While attending the roundtable discussionm Shaheen thanked the Nashua Police Department and Lehto’s family for being willing to speak out about his passing. She said talking about suicide in law enforcement is really important to do.

“Like so many mental health issues, we don’t talk about them, and if we don’t talk about them, we can’t figure out how to deal with it and make sure that we provide help,” Shaheen said.

As it is, Manchester Police Chief Carlo Capano said officers are expected to go out and provide assistance and help people in crisis, while underscoring how at some point, attention needs to be turned toward officers that might also be in crisis themselves. His department also is seeing more and more officers leave before they have reached retirement age.

“We just had one resign the other day after 11 years, just saying that I can’t continue to do this every single day, it’s just a grind,” Capano said.

As a chief of police, he said that is concerning, because there is only so much movement available in a department to switch up the officers that are on the street.
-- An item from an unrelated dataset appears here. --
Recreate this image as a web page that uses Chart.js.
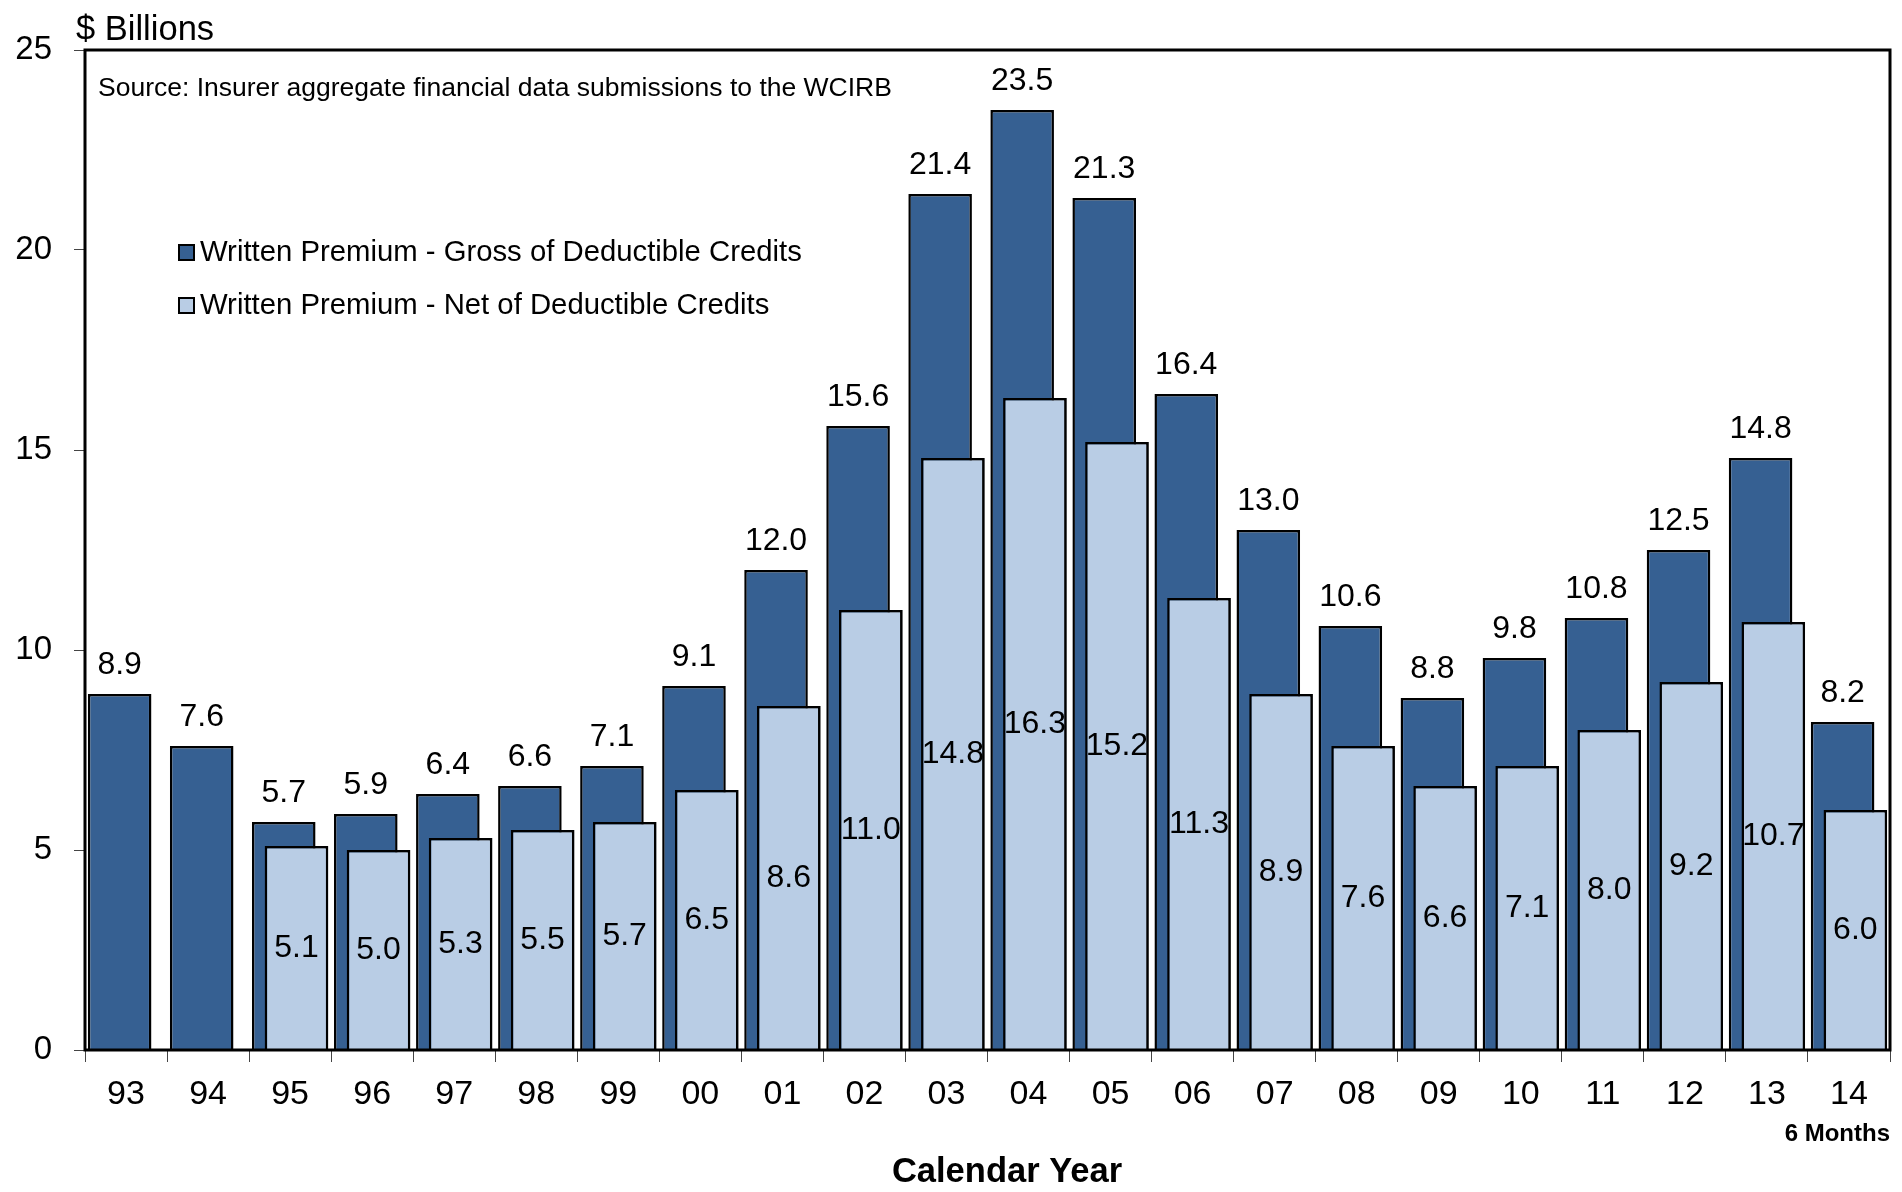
<!DOCTYPE html>
<html>
<head>
<meta charset="utf-8">
<script src="https://cdn.jsdelivr.net/npm/chart.js@4.4.1/dist/chart.umd.min.js"></script>
<style>
  html, body { margin: 0; padding: 0; background: #fff; }
  #wrap { width: 1902px; height: 1192px; position: relative; }
</style>
</head>
<body>
<div id="wrap"><canvas id="premiumChart"></canvas></div>
<script>
const years = ['93', '94', '95', '96', '97', '98', '99', '00', '01', '02', '03',
    '04', '05', '06', '07', '08', '09', '10', '11', '12', '13', '14'];
const grossPremium = [8.9, 7.6, 5.7, 5.9, 6.4, 6.6, 7.1, 9.1, 12.0, 15.6, 21.4,
    23.5, 21.3, 16.4, 13.0, 10.6, 8.8, 9.8, 10.8, 12.5, 14.8, 8.2];
const netPremium = [null, null, 5.1, 5.0, 5.3, 5.5, 5.7, 6.5, 8.6, 11.0, 14.8,
    16.3, 15.2, 11.3, 8.9, 7.6, 6.6, 7.1, 8.0, 9.2, 10.7, 6.0];
const yTicks = [0, 5, 10, 15, 20, 25];

const seriesNames = [
    'Written Premium - Gross of Deductible Credits',
    'Written Premium - Net of Deductible Credits',
];
const darkBlue = '#366092';
const lightBlue = '#b9cde5';
const FONT = '"Liberation Sans", Arial, sans-serif';

// net bars sit in front of the gross bars, then frame, labels, legend, captions
const decorPlugin = {
    id: 'decor',
    afterDatasetsDraw(chart) {
        const { ctx, chartArea } = chart;
        ctx.save();

        chart.getDatasetMeta(1).data.forEach((bar, i) => {
            if (netPremium[i] != null) bar.draw(ctx);
        });

        ctx.strokeStyle = '#000';
        ctx.lineWidth = 3;
        ctx.strokeRect(chartArea.left, chartArea.top, chartArea.right - chartArea.left, chartArea.bottom - chartArea.top);

        ctx.fillStyle = '#000';
        ctx.font = `32px ${FONT}`;
        ctx.textAlign = 'center';

        chart.getDatasetMeta(0).data.forEach((bar, i) => {
            ctx.textBaseline = 'bottom';
            ctx.fillText(grossPremium[i].toFixed(1), bar.x, bar.y - 13);
        });
        chart.getDatasetMeta(1).data.forEach((bar, i) => {
            if (netPremium[i] == null) return;
            ctx.textBaseline = 'middle';
            ctx.fillText(netPremium[i].toFixed(1), bar.x, (bar.y + bar.base) / 2);
        });

        // legend inside plot
        ctx.textAlign = 'left';
        ctx.textBaseline = 'middle';
        ctx.font = `29.3px ${FONT}`;
        [darkBlue, lightBlue].forEach((color, i) => {
            const y = 253 + i * 53;
            ctx.fillStyle = color;
            ctx.fillRect(179, y - 8, 15, 15);
            ctx.lineWidth = 2;
            ctx.strokeStyle = '#000';
            ctx.strokeRect(179, y - 8, 15, 15);
            ctx.fillStyle = '#000';
            ctx.fillText(seriesNames[i], 200, y);
        });

        ctx.font = `26.5px ${FONT}`;
        ctx.fillText('Source: Insurer aggregate financial data submissions to the WCIRB', 98, 89);

        ctx.font = `34.5px ${FONT}`;
        ctx.textBaseline = 'alphabetic';
        ctx.fillText('$ Billions', 76, 40);

        ctx.font = `bold 24px ${FONT}`;
        ctx.textAlign = 'right';
        ctx.textBaseline = 'middle';
        ctx.fillText('6 Months', chartArea.right, 1134);

        ctx.font = `bold 34.5px ${FONT}`;
        ctx.textAlign = 'center';
        ctx.fillText('Calendar Year', 1007, 1172);

        ctx.restore();
    },
};

new Chart(document.getElementById('premiumChart'), {
    type: 'bar',
    data: {
        labels: years,
        datasets: [
            {
                label: seriesNames[0],
                data: grossPremium,
                backgroundColor: darkBlue,
                borderColor: '#000',
                borderWidth: 2.5,
                categoryPercentage: 0.31,
                barPercentage: 5.0,
            },
            {
                label: seriesNames[1],
                data: netPremium,
                backgroundColor: lightBlue,
                borderColor: '#000',
                borderWidth: 2.5,
                categoryPercentage: 0.31,
                barPercentage: 5.0,
            },
        ],
    },
    options: {
        responsive: true,
        maintainAspectRatio: false,
        animation: false,
        layout: { padding: { top: 50, right: 12, left: 0, bottom: 0 } },
        plugins: {
            legend: { display: false },
            tooltip: { enabled: false },
        },
        scales: {
            x: {
                grid: {
                    offset: true,
                    drawOnChartArea: false,
                    tickLength: 12,
                    color: '#444',
                },
                border: { display: false },
                ticks: {
                    color: '#000',
                    font: { family: FONT, size: 34 },
                    padding: 12,
                    maxRotation: 0,
                },
                afterFit(scale) { scale.height = 142; },
            },
            y: {
                min: 0,
                max: 25,
                afterBuildTicks(scale) { scale.ticks = yTicks.map((v) => ({ value: v })); },
                grid: {
                    drawOnChartArea: false,
                    tickLength: 11,
                    color: '#444',
                },
                border: { display: false },
                ticks: {
                    color: '#000',
                    font: { family: FONT, size: 33 },
                    padding: 22,
                },
                afterFit(scale) { scale.width = 85; },
            },
        },
    },
    plugins: [decorPlugin],
});
</script>
</body>
</html>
Recently, he said they had five officers at the police academy, and one came in last Monday and resigned before even starting because he just saw what he was about to endure and did not see himself having the passion to move forward with the career. He said mental health issues are affecting officers every single day, and they are now seeing some step out as a result.

Franklin Police Chief David Goldstein said if the numbers are taken from law enforcement, fire, EMS, anything in the first responders area, and statistical manipulations are done in a process called rate adjustment, the numbers are going to start to approach those of military veteran suicides.

“With that, we have another epidemic on our hands,” Goldstein said.